In Illinois, a bill banning captive audience meetings – titled the “Worker Freedom of Speech Act” – has passed through the state’s Senate and is awaiting action in the House before the General Assembly adjourns in two weeks. The bill would allow workers in the state to skip religious or political meetings, which would include union-related gatherings, without reprimand. Employers found to violate the law would be charged $1,000 per violation and mandated to provide adequate relief to the wronged employee. This bill was originally introduced to Senator Peters by the Illinois AFL-CIO, and the bill’s House sponsor believes there to be sufficient support for it to pass in the coming weeks.

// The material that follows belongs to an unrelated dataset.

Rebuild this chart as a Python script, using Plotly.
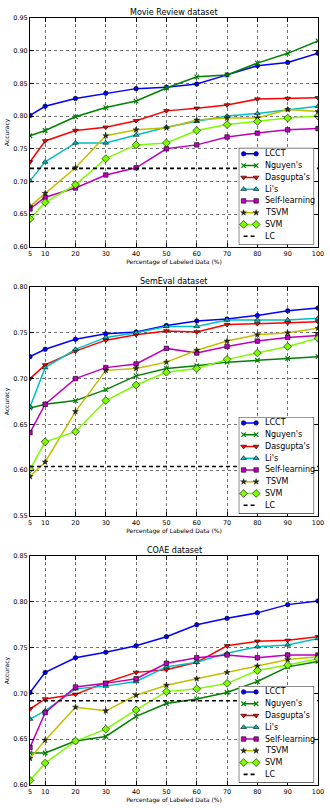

Illinois joins many other states in efforts to regulate or ban captive audience meetings. Since 2022, Oregon, Connecticut, Maine, Minnesota and New York have all passed legislation restricting these types of meetings, while similar measures are pending in 10 other states. Such state level legislation has been met with a variety of legal challenges, with claims that such action violates employers’ First and Fourteenth Amendment Rights as “a form of prohibited viewpoint-discrimination,” and that it is preempted by the NLRA. These states are joined by momentum on this issue at the federal level as well, with Jennifer Abruzzo’s 2022 memorandum asking the Board to review and reverse its stance on the issue and deem it an unfair labor practice.

Yesterday, the Harvard Graduate Students Union, unionized under the UAW, filed a charge with the NLRB, stating that the university’s retaliation against “workplace-related collective action,” and student activists participating in pro-Palestine protests calling for disclosure and divestment was violative of their rights as employees. A Harvard spokesperson commented that the university viewed the encampment and protests as unrelated to student worker working conditions and thereby unprotected under federal law and the HGSU contract. 

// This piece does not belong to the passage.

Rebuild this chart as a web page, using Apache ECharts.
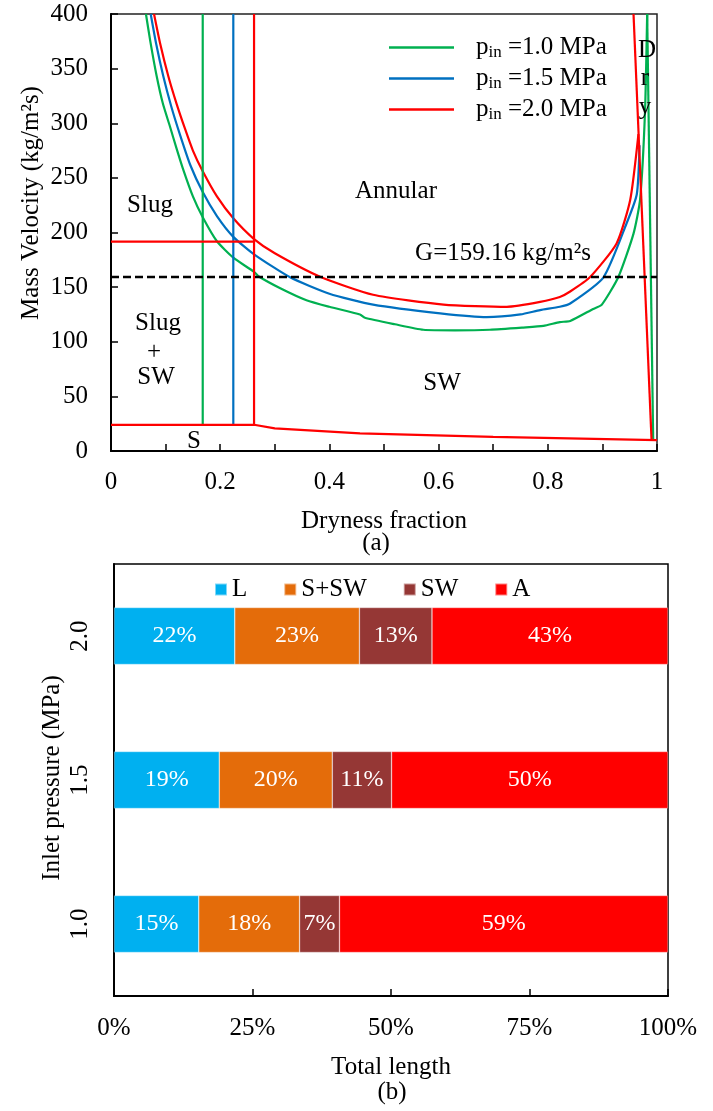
<!DOCTYPE html>
<html>
<head>
<meta charset="utf-8">
<script src="https://cdn.jsdelivr.net/npm/echarts@6/dist/echarts.min.js"></script>
<style>
html,body{margin:0;padding:0;background:#fff;}
#main{width:713px;height:1111px;}
</style>
</head>
<body>
<div id="main"></div>
<script>
var FONT = 'Liberation Serif, Times New Roman, serif';
var FS = 25;

// (a) flow pattern map, points are [dryness fraction, mass velocity]
var annular10 = [[0.064,400],[0.072,375],[0.0837,343],[0.095,318],[0.108,297],[0.12,277],[0.132,258],[0.15,233],
    [0.168,214],[0.194,192],[0.224,177],[0.262,164],[0.27,160],[0.31,149],[0.358,138],[0.40,132],[0.456,125],
    [0.465,122],[0.52,116],[0.572,111],[0.63,110.5],[0.694,111],[0.755,113],[0.792,114.5],[0.822,118],
    [0.841,119],[0.883,130],[0.899,134],[0.929,159],[0.957,199],[0.969,230],[0.978,310],[0.982,400]];
var annular15 = [[0.0727,400],[0.083,372],[0.0958,343],[0.11,316],[0.126,290],[0.145,262],[0.168,237],[0.194,215],
    [0.224,196],[0.262,180],[0.328,159],[0.40,144],[0.48,134],[0.603,126],[0.688,122.5],[0.75,125],
    [0.786,129],[0.822,132],[0.841,135],[0.902,159],[0.944,208],[0.963,235],[0.968,280]];
var annular20 = [[0.0788,400],[0.09,373],[0.105,343],[0.12,318],[0.1355,295],[0.15,275],[0.168,256],[0.194,233],
    [0.224,213],[0.262,194],[0.3,181],[0.383,159.5],[0.48,143],[0.609,134],[0.725,132],[0.786,136.5],
    [0.822,141],[0.841,146],[0.877,159],[0.926,190],[0.951,230],[0.966,290]];
var dryout10 = [[0.982,400],[0.993,10]];
var dryout20 = [[0.957,400],[0.99,10]];
var slugX = [0.168, 0.224, 0.262];      // 1.0, 1.5, 2.0 MPa
var slugY = [24, 400];
var slugLine20 = [[0,191.6],[0.262,191.6]];
var strat20 = [[0,24],[0.262,24],[0.3,20.7],[0.456,16.2],[0.7,13],[1,10]];
var gMass = 159.16;
var pinColors = ['#00B050','#0070C0','#FF0000'];

// (b) share of total length per pattern
var pressures = ['1.0','1.5','2.0'];
var patterns = ['L','S+SW','SW','A'];
var shareL   = [15.3, 19.0, 21.8];
var shareSSW = [18.2, 20.4, 22.5];
var shareSW  = [7.2, 10.7, 13.1];
var shareA   = [59.3, 49.9, 42.6];
var barColors = ['#00B0F0','#E46C0A','#953735','#FF0000'];

var myChart = echarts.init(document.getElementById('main'));

function lineSeries(name, data, color, smooth) {
    return {
        name: name,
        type: 'line',
        xAxisIndex: 0, yAxisIndex: 0,
        data: data,
        symbol: 'none',
        smooth: smooth ? 0.2 : false,
        color: color,
        itemStyle: {color: color},
        lineStyle: {color: color, width: 2.2},
        silent: true
    };
}

var series = [];
series.push(lineSeries('p1.0', annular10, pinColors[0], true));
series.push(lineSeries('p1.5', annular15, pinColors[1], true));
series.push(lineSeries('p2.0', annular20, pinColors[2], true));
for (var i = 0; i < slugX.length; i++) {
    series.push(lineSeries('slug' + i, [[slugX[i], slugY[0]], [slugX[i], slugY[1]]], pinColors[i], false));
}
series.push(lineSeries('dry10', dryout10, pinColors[0], false));
series.push(lineSeries('dry20', dryout20, pinColors[2], false));
series.push(lineSeries('slugH', slugLine20, pinColors[2], false));
series.push(lineSeries('strat', strat20, pinColors[2], false));
var gl = lineSeries('G', [[0, gMass], [1, gMass]], '#000', false);
gl.lineStyle = {color: '#000', width: 2.5, type: [8, 4]};
series.push(gl);

var shares = [shareL, shareSSW, shareSW, shareA];
for (var k = 0; k < patterns.length; k++) {
    series.push({
        name: patterns[k],
        type: 'bar',
        stack: 'total',
        xAxisIndex: 1, yAxisIndex: 1,
        barWidth: 57,
        data: shares[k],
        itemStyle: {color: barColors[k], borderColor: 'rgba(255,255,255,0.5)', borderWidth: 0.6},
        label: {
            show: true,
            position: 'inside',
            color: '#fff',
            fontFamily: FONT,
            fontSize: 24,
            formatter: function (p) { return Math.round(p.value) + '%'; }
        }
    });
}

function txt(text, x, y, extra) {
    var el = {
        type: 'text',
        x: x, y: y,
        style: {
            text: text,
            font: FS + 'px ' + FONT,
            fill: '#000',
            align: 'center', verticalAlign: 'middle',
            textAlign: 'center', textVerticalAlign: 'middle'
        },
        z: 100
    };
    if (extra) { for (var key in extra) el[key] = extra[key]; }
    return el;
}

option = {
    animation: false,
    backgroundColor: '#fff',
    grid: [
        {left: 111, top: 14, width: 546, height: 437, show: true, borderColor: '#222', borderWidth: 1.5},
        {left: 114, top: 564, width: 554, height: 432, show: true, borderColor: '#000', borderWidth: 1.5}
    ],
    legend: [
        {
            data: ['p1.0','p1.5','p2.0'],
            orient: 'vertical',
            left: 389, top: 35,
            padding: 0,
            icon: 'rect',
            itemWidth: 65, itemHeight: 2.5,
            itemGap: 5,
            selectedMode: false,
            formatter: function (name) {
                return '{a|p}{b|in}{c| =' + name.slice(1) + ' MPa}';
            },
            textStyle: {
                fontFamily: FONT, fontSize: FS, color: '#000',
                rich: {
                    a: {fontFamily: FONT, fontSize: FS, lineHeight: 27, color: '#000', padding: [0, 0, 0, 17]},
                    b: {fontFamily: FONT, fontSize: 17, lineHeight: 17, color: '#000', verticalAlign: 'bottom'},
                    c: {fontFamily: FONT, fontSize: FS, lineHeight: 27, color: '#000'}
                }
            }
        },
        {
            data: patterns,
            orient: 'horizontal',
            left: 214, top: 577,
            padding: 0,
            icon: 'rect',
            itemWidth: 12, itemHeight: 12,
            itemGap: 36,
            selectedMode: false,
            textStyle: {fontFamily: FONT, fontSize: FS, color: '#000'}
        }
    ],
    xAxis: [
        {
            gridIndex: 0,
            type: 'value',
            min: 0, max: 1, interval: 0.1,
            name: 'Dryness fraction',
            nameLocation: 'middle',
            nameGap: 58,
            nameTextStyle: {fontFamily: FONT, fontSize: FS, color: '#000'},
            axisLine: {show: true, onZero: false, lineStyle: {color: '#000', width: 2}},
            axisTick: {show: true, inside: true, length: 7, lineStyle: {color: '#000', width: 1.5}},
            axisLabel: {
                fontFamily: FONT, fontSize: FS, color: '#000', margin: 19,
                formatter: function (v) {
                    return Math.round(v * 10) % 2 === 0 ? String(Math.round(v * 10) / 10) : '';
                }
            },
            splitLine: {show: false}
        },
        {
            gridIndex: 1,
            type: 'value',
            min: 0, max: 100, interval: 25,
            name: 'Total length',
            nameLocation: 'middle',
            nameGap: 59,
            nameTextStyle: {fontFamily: FONT, fontSize: FS, color: '#000'},
            axisLine: {show: true, onZero: false, lineStyle: {color: '#000', width: 2}},
            axisTick: {show: true, inside: true, length: 7, lineStyle: {color: '#000', width: 1.5}},
            axisLabel: {fontFamily: FONT, fontSize: FS, color: '#000', margin: 20, formatter: '{value}%'},
            splitLine: {show: false}
        }
    ],
    yAxis: [
        {
            gridIndex: 0,
            type: 'value',
            min: 0, max: 400, interval: 50,
            axisLine: {show: true, onZero: false, lineStyle: {color: '#000', width: 2}},
            axisTick: {show: true, inside: true, length: 7, lineStyle: {color: '#000', width: 1.5}},
            axisLabel: {fontFamily: FONT, fontSize: FS, color: '#000', margin: 23},
            splitLine: {show: false}
        },
        {
            gridIndex: 1,
            type: 'category',
            data: pressures,
            axisLine: {show: true, onZero: false, lineStyle: {color: '#000', width: 2}},
            axisTick: {show: false},
            axisLabel: {fontFamily: FONT, fontSize: FS, color: '#000', rotate: 90, margin: 21},
            splitLine: {show: false}
        }
    ],
    series: series,
    graphic: [
        txt('Mass Velocity (kg/m²s)', 31, 203, {rotation: Math.PI / 2}),
        txt('Inlet pressure (MPa)', 52, 778, {rotation: Math.PI / 2}),
        txt('(a)', 376, 543),
        txt('(b)', 392, 1092),
        txt('Slug', 150, 205),
        txt('Annular', 396, 191),
        txt('G=159.16 kg/m²s', 503, 253),
        txt('Slug', 158, 323),
        txt('+', 154, 352),
        txt('SW', 156, 377),
        txt('SW', 442, 383),
        txt('S', 194, 441),
        txt('D', 647, 50),
        txt('r', 645, 78),
        txt('y', 645, 107)
    ]
};
myChart.setOption(option);
</script>
</body>
</html>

The HGSU complaint follows similar actions at other universities – including Brown University and the University of Southern California – and companies – like Alphabet, where a charge alleges that the employer illegally fired employees for participating in a sit-in opposing the company’s contracts with the Israeli government. Members of the U.A.W. 4811 union, representing 48,000 academic workers across the University of California campuses, authorized – with 79% support – the union’s executive board to call a strike in response to the institution’s handling of the protests. The local union president stated, “At the heart of this is our right to free speech and peaceful protest. If members of the academic community are maced and beaten down for peacefully demonstrating on this issue, our ability to speak up on all issues is threatened.”

Like with the captive audience meetings described above, Jennifer Abruzzo has taken a broad stance on what is covered under “protected concerted activity” under the NLRA, stating that “if it’s got a nexus to your working conditions,” it is protected activity. However, the way these charges play out may begin to forecast the scope of matters regarding which workers can take collective action while still maintaining federal labor law protection, and the role unions can and are expected to play.